Si l'on ne peut que simplement montrer le solipsisme c'est parce qu'en tant que définition du monde, il est absurde : 5.631 - « Il n'y a pas de sujet de la pensée de la représentation. Si j'écrivais un livre intitulé Le monde tel que je l'ai trouvé, je devrais y faire aussi un rapport sur mon corps, et dire quels membres sont soumis à ma volonté, quels n'y sont pas soumis, etc. Ce qui est en effet une méthode pour isoler le sujet, ou plutôt pour montrer que, en un sens important, il n'y a pas de sujet: car c'est de lui seulement qu'il ne pourrait être question dans ce livre. » En effet, le sujet qui voit en lui le monde (solipsisme radical), ne peut en toute rigueur se définir lui-même puisqu'il devrait être en dehors de lui, en dehors du monde : « l'œil, en réalité, tu ne le vois pas. Et rien dans le champ visuel ne permet de conclure qu'il est vu par un œil. » Ce qui implique une impossibilité du sujet métaphysique (le je du solipsisme) à être « dans le monde ». « Le je philosophique […] est le sujet métaphysique, qui est frontière — et non partie — du monde. » (aphorisme 5.641)

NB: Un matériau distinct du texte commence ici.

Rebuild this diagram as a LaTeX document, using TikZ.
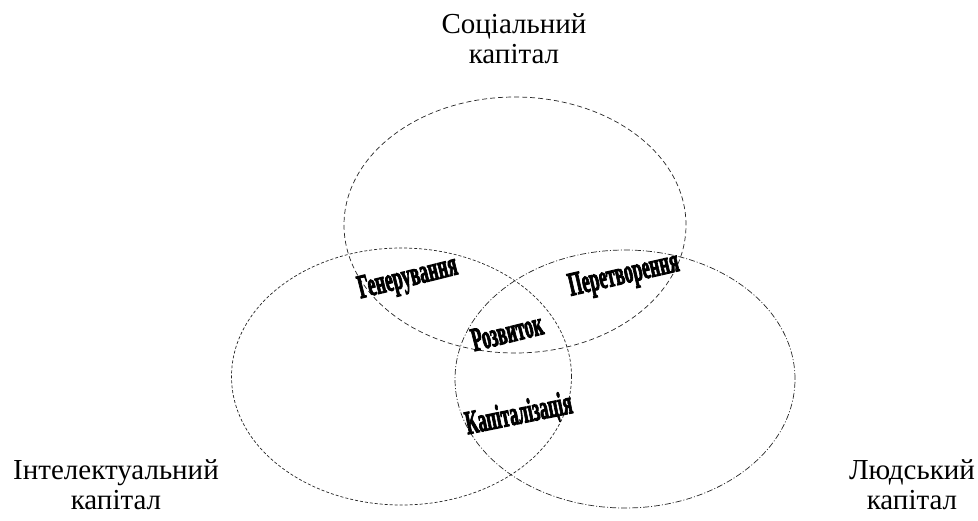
\documentclass[tikz,border=0pt]{standalone}
\usepackage{fontspec}
\setmainfont{Liberation Serif}
\newfontfamily\artfont[FakeBold=3.5]{Liberation Serif Bold}
\usetikzlibrary{shapes.geometric}
\tikzset{
  capring/.style={ellipse, draw=black!85, line width=0.7pt, inner sep=0pt},
  soclinestyle/.style={dash pattern=on 5pt off 3pt},
  intlinestyle/.style={dash pattern=on 3pt off 2pt},
  humlinestyle/.style={dash pattern=on 6pt off 2pt on 1pt off 2pt},
  caplabel/.style={align=center, font=\fontsize{29}{30}\selectfont, inner sep=0pt},
  artword/.style={font=\artfont\fontsize{18}{18}\selectfont, inner sep=0pt}
}
\newcommand{\artw}[1]{\scalebox{0.97}[1.85]{#1}}
\begin{document}
\begin{tikzpicture}[x=1pt,y=-1pt]
\useasboundingbox (0,0) rectangle (978,520);
\node[capring, soclinestyle, minimum width=342pt, minimum height=256pt] (soc) at (515,225) {};
\node[capring, intlinestyle, minimum width=340pt, minimum height=257pt] (int) at (401.5,376.5) {};
\node[capring, humlinestyle, minimum width=340pt, minimum height=258pt] (hum) at (625,379) {};
\node[caplabel] (socl) at (514,39) {Соціальний\\капітал};
\node[caplabel] (intl) at (116,485) {Інтелектуальний\\капітал};
\node[caplabel] (huml) at (912,485) {Людський\\капітал};
\node[artword, rotate=14] (gen) at (408,279) {\artw{Генерування}};
\node[artword, rotate=13] (per) at (624,276) {\artw{Перетворення}};
\node[artword, rotate=14] (roz) at (507,332) {\artw{Розвиток}};
\node[artword, rotate=11.5] (kap) at (519,415) {\artw{Капіталізація}};
\end{tikzpicture}
\end{document}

Mais cela implique aussi que le solipsisme est une sorte de lieu vide de la pensée (absurde) et de la réalité (frontière du monde qui n'a donc par définition pas d'espace) puisque « développé en toute rigueur, [il] coïncide avec le réalisme pur. Le je du solipsisme se réduit à un point sans extension, et il reste la réalité qui lui est coordonnée ». (aphorisme 5.64)
Jean-Paul Sartre s'attaque au solipsisme dans plusieurs de ses ouvrages. Il commence dans la Transcendance de l'Ego, et y revient dans un chapitre de L'Être et le Néant appelé « L’écueil du solipsisme ». Le philosophe procède à un examen critique de trois tentatives de réfutation du solipsisme, celle de Edmund Husserl, celle de Georg Wilhelm Friedrich Hegel, et, la plus récente, celle de Martin Heidegger[11].
Sartre propose deux pistes pour résoudre le problème du solipsisme. La première est de ne pas créer de séparation ontologique entre le sujet et l'objet. La deuxième est de renoncer à l'idéalisme de la connaissance[12]. Il réfute le solipsisme en proposant une théorie du regard qui rend inséparables le pour-autrui du pour-soi[13]. Comme le regard de l'autre est renvoyé vers le sujet, il l'isole comme une réalité singulière tout en le marquant par l'altérité[14]. Cette réfutation se fonde sur une conception antagonistique des rapports sociaux[15].
Le philosophe Bertrand Russell mentionne dans ses Essais sceptiques une lettre d'une de ses correspondantes[16] lui écrivant « qu'elle était une solipsiste et qu'elle était surprise qu'il n'y en eût pas d'autres ». Il ajoute « la dame étant logicienne, sa surprise me surprend ».